Instruction: Only a number is wanted: how many lines in these records contain the word "this"?

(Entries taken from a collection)
——
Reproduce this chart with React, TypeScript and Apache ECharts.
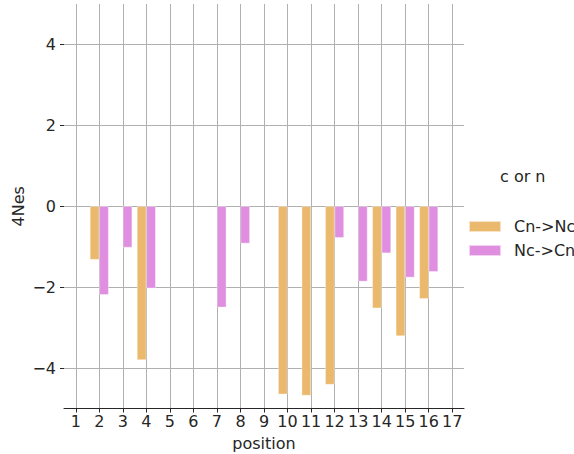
import React, { useEffect, useRef } from "react";
import * as echarts from "echarts";

// Positions along the sequence (category axis)
const positions = ["1", "2", "3", "4", "5", "6", "7", "8", "9", "10", "11", "12", "13", "14", "15", "16", "17"];

// 4Nes per position for each direction; null = no bar
const cnToNc: (number | null)[] = [null, -1.32, null, -3.8, null, null, null, null, null, -4.65, -4.68, -4.41, null, -2.52, -3.21, -2.29, null];
const ncToCn: (number | null)[] = [null, -2.19, -1.02, -2.03, null, null, -2.5, -0.92, null, null, null, -0.78, -1.86, -1.16, -1.76, -1.62, null];

const seriesNames = ["Cn->Nc", "Nc->Cn"];
const legendTitle = "c or n";
const yTicks = [-4, -2, 0, 2, 4];
const xTickValues = [1, 2, 3, 4, 5, 6, 7, 8, 9, 10, 11, 12, 13, 14, 15, 16, 17];

const FONT = "DejaVu Sans";
const FS = 16;
const TEXT = "#262626";
const GRID = "#b0b0b0";

export default function App() {
  const ref = useRef<HTMLDivElement>(null);

  useEffect(() => {
    if (!ref.current) return;
    const chart = echarts.init(ref.current, undefined, { renderer: "svg" });
    chart.setOption({
      animation: false,
      backgroundColor: "#ffffff",
      textStyle: { fontFamily: FONT },
      title: {
        text: legendTitle,
        left: 500,
        top: 168,
        padding: 0,
        textStyle: { fontFamily: FONT, fontSize: FS, fontWeight: "normal", color: TEXT },
      },
      legend: {
        orient: "vertical",
        left: 468,
        top: 217.5,
        padding: 0,
        itemWidth: 32,
        itemHeight: 11,
        itemGap: 6,
        icon: "rect",
        data: seriesNames,
        formatter: (name: string) => "{gap|}" + name,
        textStyle: {
          fontFamily: FONT,
          fontSize: FS,
          color: TEXT,
          lineHeight: 18,
          rich: { gap: { width: 8 } },
        },
      },
      grid: { left: 64, right: 110, top: 4, bottom: 45.5, containLabel: false, outerBoundsMode: "none" },
      xAxis: [
        {
          type: "category",
          data: positions,
          boundaryGap: true,
          name: "position",
          nameLocation: "middle",
          nameGap: 27,
          nameMoveOverlap: false,
          nameTextStyle: { fontFamily: FONT, fontSize: FS, color: TEXT },
          axisLine: { show: true, onZero: false, lineStyle: { color: TEXT, width: 1 } },
          axisTick: { show: true, alignWithLabel: true, length: 4, lineStyle: { color: TEXT } },
          axisLabel: { fontFamily: FONT, fontSize: FS, color: TEXT, margin: 5, interval: 0, hideOverlap: false },
          splitLine: { show: false },
          z: 3,
        },
        {
          // carries the vertical grid lines at category centres
          type: "value",
          position: "bottom",
          min: 0.5,
          max: 17.5,
          axisLine: { show: false, onZero: false },
          axisTick: { show: false, customValues: xTickValues },
          axisLabel: { show: false },
          splitLine: { show: true, lineStyle: { color: GRID, width: 1 } },
        },
      ],
      yAxis: {
        type: "value",
        min: -5,
        max: 5,
        name: "4Nes",
        nameLocation: "middle",
        nameGap: 38,
        nameMoveOverlap: false,
        nameTextStyle: { fontFamily: FONT, fontSize: FS, color: TEXT },
        axisLine: { show: false },
        axisTick: { show: true, length: 4, customValues: yTicks, lineStyle: { color: TEXT } },
        axisLabel: {
          fontFamily: FONT,
          fontSize: FS,
          color: TEXT,
          margin: 8,
          customValues: yTicks,
          formatter: (v: number) => (v < 0 ? "\u2212" + Math.abs(v) : String(v)),
        },
        splitLine: { show: true, lineStyle: { color: GRID, width: 1 } },
      },
      series: [
        {
          name: seriesNames[0],
          type: "bar",
          data: cnToNc,
          barWidth: "40%",
          barGap: "0%",
          itemStyle: { color: "#ebb96e", borderColor: "rgba(255,255,255,0.6)", borderWidth: 0.6 },
          z: 2,
        },
        {
          name: seriesNames[1],
          type: "bar",
          data: ncToCn,
          barWidth: "40%",
          barGap: "0%",
          itemStyle: { color: "#e08ee0", borderColor: "rgba(255,255,255,0.6)", borderWidth: 0.6 },
          z: 2,
        },
      ],
    });
    return () => chart.dispose();
  }, []);

  return (
    <div
      ref={ref}
      style={{ position: "fixed", left: 0, top: 0, width: 574, height: 454, background: "#fff" }}
    />
  );
}
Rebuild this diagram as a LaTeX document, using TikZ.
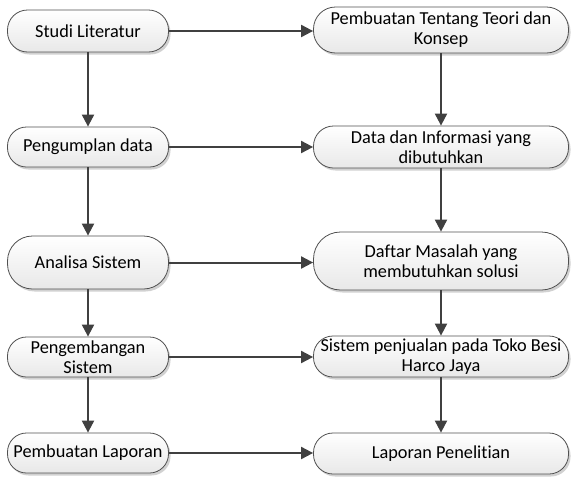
\documentclass[tikz,border=0pt]{standalone}
\usepackage{fontspec}
\setmainfont{Carlito}[Ligatures={NoCommon}]
\usetikzlibrary{arrows.meta,shadows}
\definecolor{edgegray}{HTML}{404040}
\definecolor{boxline}{HTML}{505050}
\tikzset{
  stage/.style={draw=boxline, line width=0.8pt, top color=white, bottom color=black!9,
    align=center, inner sep=0pt, font=\fontsize{18.3}{20}\selectfont,
    drop shadow={shadow xshift=2pt, shadow yshift=-2.5pt, fill=black, opacity=0.18}},
  leftstage/.style={stage, minimum width=161pt},
  rightstage/.style={stage, minimum width=255pt},
  flow/.style={draw=edgegray, line width=2pt, -{Triangle[length=12pt,width=12pt]}},
}
\begin{document}
\begin{tikzpicture}[x=1pt,y=-1pt]
\useasboundingbox (0,0) rectangle (571,477);

% left column: activities
\node[leftstage, minimum height=42pt, rounded corners=20pt] (l1) at (88,31) {Studi Literatur};
\node[leftstage, minimum height=40pt, rounded corners=19pt] (l2) at (88,147) {Pengumplan data};
\node[leftstage, minimum height=53pt, rounded corners=25pt] (l3) at (88,262.5) {Analisa Sistem};
\node[leftstage, minimum height=40pt, rounded corners=19pt] (l4) at (88,357) {Pengembangan\\Sistem};
\node[leftstage, minimum height=40pt, rounded corners=19pt] (l5) at (88,453) {Pembuatan Laporan};

% right column: results
\node[rightstage, minimum height=46pt, rounded corners=22pt] (r1) at (441,30) {Pembuatan Tentang Teori dan\\Konsep};
\node[rightstage, minimum height=42pt, rounded corners=20pt] (r2) at (441,147) {Data dan Informasi yang\\dibutuhkan};
\node[rightstage, minimum height=58pt, rounded corners=27pt] (r3) at (441,261) {Daftar Masalah yang\\membutuhkan solusi};
\node[rightstage, minimum height=41pt, rounded corners=19.5pt] (r4) at (441,356.5) {Sistem penjualan pada Toko Besi\\Harco Jaya};
\node[rightstage, minimum height=41pt, rounded corners=19.5pt] (r5) at (441,453.5) {Laporan Penelitian};

% vertical flow
\foreach \a/\b in {l1/l2,l2/l3,l3/l4,l4/l5,r1/r2,r2/r3,r3/r4,r4/r5}
  \draw[flow] (\a.south) -- (\b.north);

% horizontal flow
\foreach \i in {1,...,5}
  \draw[flow] (l\i.east) -- (l\i.east -| r\i.west);
\end{tikzpicture}
\end{document}
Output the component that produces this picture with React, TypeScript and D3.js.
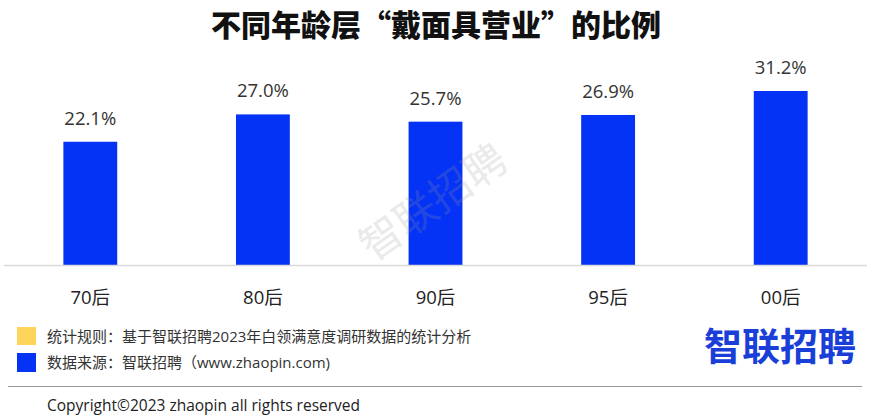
import React from "react";
import * as d3 from "d3";

const categories = ["70后", "80后", "90后", "95后", "00后"];
const values = [22.1, 27.0, 25.7, 26.9, 31.2];
const title = "不同年龄层“戴面具营业”的比例";
const legendTexts = ["统计规则：基于智联招聘2023年白领满意度调研数据的统计分析", "数据来源：智联招聘（www.zhaopin.com)"];
const copyright = "Copyright©2023 zhaopin all rights reserved";

const W = 870;
const H = 418;
const FONT = "'Open Sans', 'Noto Sans CJK SC', sans-serif";
const BLUE = "#0433F5";

export default function App() {
  const x = d3.scaleBand<string>().domain(categories).range([4, 867]).paddingInner(0.688).paddingOuter(0.344);
  const baseline = 265;
  const y = d3.scaleLinear().domain([0, 31.2]).range([baseline, 91]);

  return (
    <svg width={W} height={H} style={{ position: "absolute", left: 0, top: 0, background: "#fff" }} fontFamily={FONT}>
      <text x={436} y={36} textAnchor="middle" fontSize={30} fontWeight={900} fill="#111" fontFamily="'Noto Sans CJK SC', sans-serif">
        {title}
      </text>
      {categories.map((c, i) => (
        <g key={c}>
          <rect x={x(c)} y={y(values[i])} width={x.bandwidth()} height={baseline - y(values[i])} fill={BLUE} />
          <text x={(x(c) as number) + x.bandwidth() / 2} y={y(values[i]) - 17} textAnchor="middle" fontSize={18.5} fill="#333">
            {d3.format(".1f")(values[i]) + "%"}
          </text>
          <text x={(x(c) as number) + x.bandwidth() / 2} y={304} textAnchor="middle" fontSize={18.5} fill="#222">
            {c}
          </text>
        </g>
      ))}
      <text
        x={0}
        y={0}
        transform="translate(435,205) rotate(-35)"
        textAnchor="middle"
        dominantBaseline="middle"
        fontSize={42}
        fill="#999"
        opacity={0.2}
        fontFamily="'Noto Sans CJK SC', sans-serif"
      >
        智联招聘
      </text>
      <line x1={4} x2={867} y1={baseline + 0.5} y2={baseline + 0.5} stroke="#d9d9d9" strokeWidth={1.5} />
      <rect x={17} y={327} width={19} height={18} fill="#FFD45A" />
      <rect x={17} y={353} width={19} height={19} fill={BLUE} />
      <text x={47} y={342} fontSize={15} fill="#333">{legendTexts[0]}</text>
      <text x={47} y={368} fontSize={15} fill="#333">{legendTexts[1]}</text>
      <text x={780} y={360} textAnchor="middle" fontSize={38} fontWeight={700} fill="#1a3fd8" fontFamily="'Noto Sans CJK SC', sans-serif">
        智联招聘
      </text>
      <line x1={8} x2={862} y1={386.5} y2={386.5} stroke="#9a9a9a" strokeWidth={1.2} />
      <text x={47} y={411} fontSize={15.5} fill="#222">{copyright}</text>
    </svg>
  );
}
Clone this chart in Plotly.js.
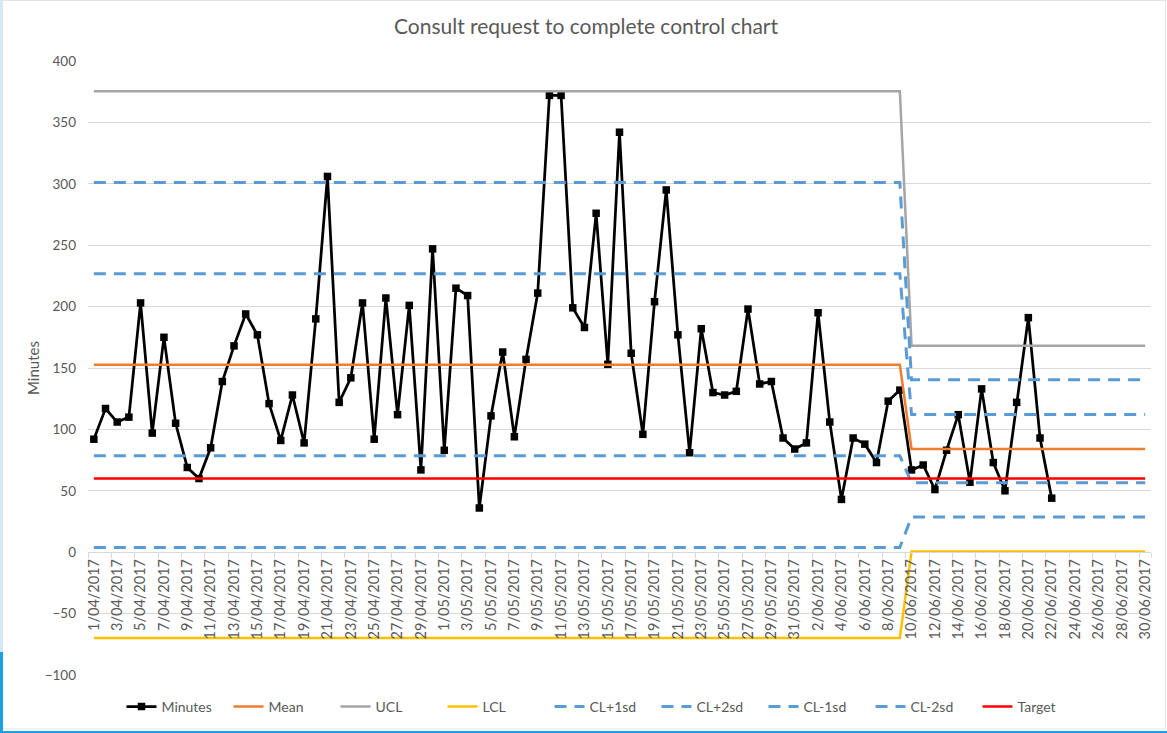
<!DOCTYPE html>
<html>
<head>
<meta charset="utf-8">
<script src="https://cdn.plot.ly/plotly-3.0.1.min.js"></script>
<style>
  html, body { margin: 0; padding: 0; background: #ffffff; }
  #chart { width: 1167px; height: 733px; }
</style>
</head>
<body>
<div id="chart"></div>
<script>
// ---- categories (daily) ----
const datesApril = ["1/04/2017","2/04/2017","3/04/2017","4/04/2017","5/04/2017","6/04/2017","7/04/2017","8/04/2017","9/04/2017","10/04/2017",
  "11/04/2017","12/04/2017","13/04/2017","14/04/2017","15/04/2017","16/04/2017","17/04/2017","18/04/2017","19/04/2017","20/04/2017",
  "21/04/2017","22/04/2017","23/04/2017","24/04/2017","25/04/2017","26/04/2017","27/04/2017","28/04/2017","29/04/2017","30/04/2017"];
const datesMay = ["1/05/2017","2/05/2017","3/05/2017","4/05/2017","5/05/2017","6/05/2017","7/05/2017","8/05/2017","9/05/2017","10/05/2017",
  "11/05/2017","12/05/2017","13/05/2017","14/05/2017","15/05/2017","16/05/2017","17/05/2017","18/05/2017","19/05/2017","20/05/2017",
  "21/05/2017","22/05/2017","23/05/2017","24/05/2017","25/05/2017","26/05/2017","27/05/2017","28/05/2017","29/05/2017","30/05/2017","31/05/2017"];
const datesJune = ["1/06/2017","2/06/2017","3/06/2017","4/06/2017","5/06/2017","6/06/2017","7/06/2017","8/06/2017","9/06/2017","10/06/2017",
  "11/06/2017","12/06/2017","13/06/2017","14/06/2017","15/06/2017","16/06/2017","17/06/2017","18/06/2017","19/06/2017","20/06/2017",
  "21/06/2017","22/06/2017","23/06/2017","24/06/2017","25/06/2017","26/06/2017","27/06/2017","28/06/2017","29/06/2017","30/06/2017"];
const dates = datesApril.concat(datesMay, datesJune);

// ---- Minutes series (1/04/2017 .. 22/06/2017) ----
const minutes = [
  92,117,106,110,203,97,175,105,69,60,
  85,139,168,194,177,121,91,128,89,190,
  306,122,142,203,92,207,112,201,67,247,
  83,215,209,36,111,163,94,157,211,372,
  372,199,183,276,153,342,162,96,204,295,
  177,81,182,130,128,131,198,137,139,93,
  84,89,195,106,43,93,88,73,123,132,
  67,71,51,83,112,57,133,73,50,122,
  191,93,44
];

// ---- control limits per phase (phase 2 starts at 10/06/2017) ----
const phase2Start = "10/06/2017";
const meanPhases = [152.6, 84.1];
const uclPhases  = [375.3, 168.2];
const lclPhases  = [-69.8, 0.6];
const cl1pPhases = [226.8, 112.1];
const cl2pPhases = [301.0, 140.5];
const cl1mPhases = [78.5, 56.5];
const cl2mPhases = [3.9, 28.6];
const targetValue = [60];

// tick labels: every second day
const tickLabels = dates.filter((d, i) => i % 2 === 0);

// expand phase values over categories
const splitIdx = dates.indexOf(phase2Start);
function expand(ph) { return dates.map((d, i) => (i < splitIdx ? ph[0] : ph[1])); }

const FONT = 'Lato, "Open Sans", "Liberation Sans", sans-serif';
const GREY = '#595959';
const BLUE = '#5b9bd5';
const DASH = '12px,8px';

const traces = [
  { name: 'Minutes', x: dates.slice(0, minutes.length), y: minutes, type: 'scatter', mode: 'lines+markers',
    line: { color: '#000000', width: 2.75 }, marker: { symbol: 'square', size: 7.5, color: '#000000' } },
  { name: 'Mean', x: dates, y: expand(meanPhases), type: 'scatter', mode: 'lines', line: { color: '#ed7d31', width: 2.5 } },
  { name: 'UCL', x: dates, y: expand(uclPhases), type: 'scatter', mode: 'lines', line: { color: '#a5a5a5', width: 2.5 } },
  { name: 'LCL', x: dates, y: expand(lclPhases), type: 'scatter', mode: 'lines', line: { color: '#ffc000', width: 2.5 } },
  { name: 'CL+1sd', x: dates, y: expand(cl1pPhases), type: 'scatter', mode: 'lines', line: { color: BLUE, width: 3, dash: DASH } },
  { name: 'CL+2sd', x: dates, y: expand(cl2pPhases), type: 'scatter', mode: 'lines', line: { color: BLUE, width: 3, dash: DASH } },
  { name: 'CL-1sd', x: dates, y: expand(cl1mPhases), type: 'scatter', mode: 'lines', line: { color: BLUE, width: 3, dash: DASH } },
  { name: 'CL-2sd', x: dates, y: expand(cl2mPhases), type: 'scatter', mode: 'lines', line: { color: BLUE, width: 3, dash: DASH } },
  { name: 'Target', x: dates, y: dates.map(() => targetValue[0]), type: 'scatter', mode: 'lines', line: { color: '#ff0000', width: 2.5 } }
];

// pixel -> paper helpers for frame decoration
const L = 88, R = 16, T = 61, B = 58, W = 1167, H = 733;
const pw = W - L - R, ph = H - T - B;
const px = v => (v - L) / pw;
const py = v => (H - B - v) / ph;

const layout = {
  width: W, height: H,
  margin: { l: L, r: R, t: T, b: B, autoexpand: false },
  paper_bgcolor: '#ffffff', plot_bgcolor: '#ffffff',
  font: { family: FONT, color: GREY, size: 13 },
  title: { text: 'Consult request to complete control chart', x: 586 / W, xref: 'container', xanchor: 'center',
    y: 1 - 27 / H, yref: 'container', yanchor: 'middle', font: { family: FONT, size: 21, color: GREY } },
  showlegend: true,
  legend: { orientation: 'h', x: (603 - L) / pw, xanchor: 'center', y: py(707), yanchor: 'middle',
    entrywidth: 62, entrywidthmode: 'pixels',
    font: { family: FONT, size: 14, color: GREY }, bgcolor: 'rgba(0,0,0,0)', traceorder: 'normal' },
  xaxis: {
    type: 'category', categoryorder: 'array', categoryarray: dates,
    range: [-0.5, dates.length - 0.5], anchor: 'free', position: 0.2,
    tickmode: 'array', tickvals: tickLabels, ticktext: tickLabels, tickangle: -90,
    tickson: 'boundaries', ticks: 'outside', ticklen: 5, tickcolor: '#d9d9d9',
    showline: true, linecolor: '#d9d9d9', linewidth: 1, showgrid: false, zeroline: false,
    tickfont: { family: FONT, size: 14.5, color: GREY }, fixedrange: true
  },
  yaxis: {
    range: [-100, 400], tickmode: 'linear', tick0: -100, dtick: 50,
    showgrid: true, gridcolor: '#d9d9d9', gridwidth: 1, zeroline: false, showline: false,
    ticks: '', ticklabelstandoff: 12, anchor: 'free', position: 0,
    tickfont: { family: FONT, size: 13.5, color: GREY },
    title: { text: 'Minutes', standoff: 0, font: { family: FONT, size: 15, color: GREY } }
  },
  shapes: [
    { type: 'rect', xref: 'paper', yref: 'paper', x0: px(0), x1: px(3), y0: py(0), y1: py(652), fillcolor: '#d6e6f4', line: { width: 0 }, layer: 'above' },
    { type: 'rect', xref: 'paper', yref: 'paper', x0: px(0), x1: px(3), y0: py(652), y1: py(733), fillcolor: '#1ba1e2', line: { width: 0 }, layer: 'above' },
    { type: 'rect', xref: 'paper', yref: 'paper', x0: px(0), x1: px(1167), y0: py(731), y1: py(733), fillcolor: '#1ba1e2', line: { width: 0 }, layer: 'above' },
    { type: 'line', xref: 'paper', yref: 'paper', x0: px(3), x1: px(1165), y0: py(0.5), y1: py(0.5), line: { color: '#e3e3e3', width: 1 } },
    { type: 'line', xref: 'paper', yref: 'paper', x0: px(1165.5), x1: px(1165.5), y0: py(0), y1: py(729), line: { color: '#e3e3e3', width: 1 } },
    { type: 'line', xref: 'paper', yref: 'paper', x0: px(3), x1: px(1165.5), y0: py(729), y1: py(729), line: { color: '#e3e3e3', width: 1 } }
  ]
};

Plotly.newPlot('chart', traces, layout, { displayModeBar: false, staticPlot: true });
</script>
</body>
</html>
——
Correct response: 4